By: Lucas Caldwell
The real innovation here isn’t the 5G or the Wi-Fi 7. It’s the admission that in retail, not all data is created equal. InHand’s POS Ready feature is a quiet declaration of network civil war, where payment packets get to cut the line. This exposes a fundamental flaw in how we’ve built store connectivity. We treat a security camera feed with the same urgency as the final tap of a credit card. That’s a business model error, not a technical one.
[Official Release Facts]: InHand Networks launched POS Ready for its 5G FWA12 device. It’s a one-touch feature that prioritizes payment traffic—card swipes, mobile wallets, QR scans. The underlying FWA12 hardware offers Wi-Fi 7 (up to 4200 Mbps), supports 128 devices, and includes enterprise security, dual SIM/eSIM, and cloud management via InCloud Manager. Founded in 2001, InHand serves industrial IoT and smart commerce in over 60 countries, including the US and major European nations. The target is retail, restaurants, pop-ups, and remote branches.
[Industry Subtext]: This is a targeted strike against the “dumb pipe” model for SMB connectivity. ISPs and telcos sell bandwidth, not business outcomes. A cafe owner doesn’t care about megabits per second. They care about the line not stalling when twenty phones are on guest Wi-Fi. InHand, with its industrial IoT pedigree, is applying factory-floor logic—deterministic networking—to the chaotic retail floor. They’re selling certainty. The hardware specs are just the table stakes. The real product is the guarantee that the revenue-generating bit gets through first.
[Official Release Facts]: The feature requires no complex setup. It protects transactions during peak hours against competing traffic from inventory tablets, security streams, and delivery apps. It’s designed for scenarios like Saturday lunch rushes or temporary promotion counters. The system maintains separation of business and guest networks with VPN/firewall protection. It provides a deployable cellular solution where fiber is impractical, acting as either primary access or a reliable backup for wired lines.

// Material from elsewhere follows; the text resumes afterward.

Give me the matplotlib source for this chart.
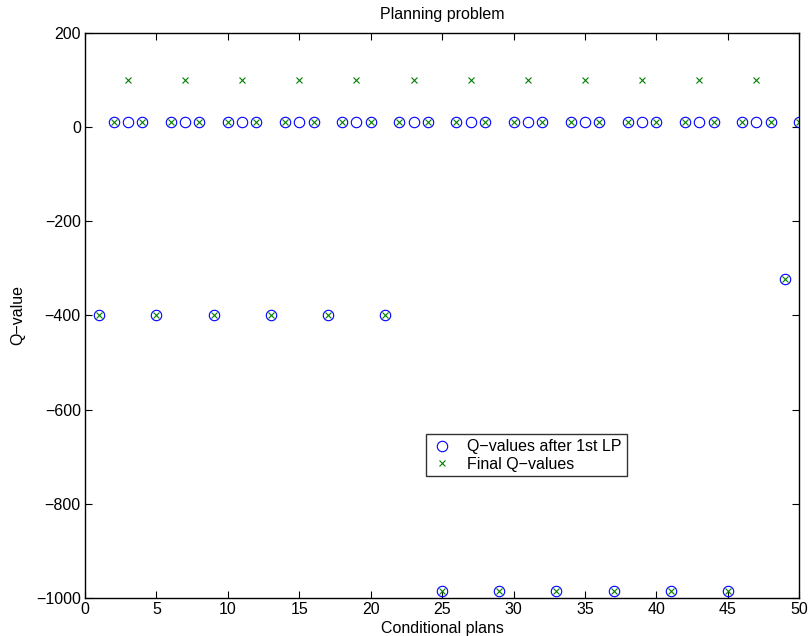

[Industry Subtext]: This is a margin protection tool disguised as a router feature. Every delayed transaction is a potential abandoned cart. InHand is monetizing latency anxiety. They’re also exploiting the fiber gap. For a food truck or a pop-up shop, a “business-grade” connection was previously an oxymoron. Now, it’s a $500 hardware box. This moves them up-market from commodity hotspots while undercutting complex SD-WAN solutions. They’re carving out a niche: the revenue-aware network edge. The next logical step is tiered prioritization—pay more to prioritize your inventory sync over your security feed.
The entire SMB networking hardware stack is about to be re-evaluated through this lens of transaction-aware traffic shaping, forcing carriers to either bundle similar intelligence or be relegated to utility bit-haulers for smarter edge boxes.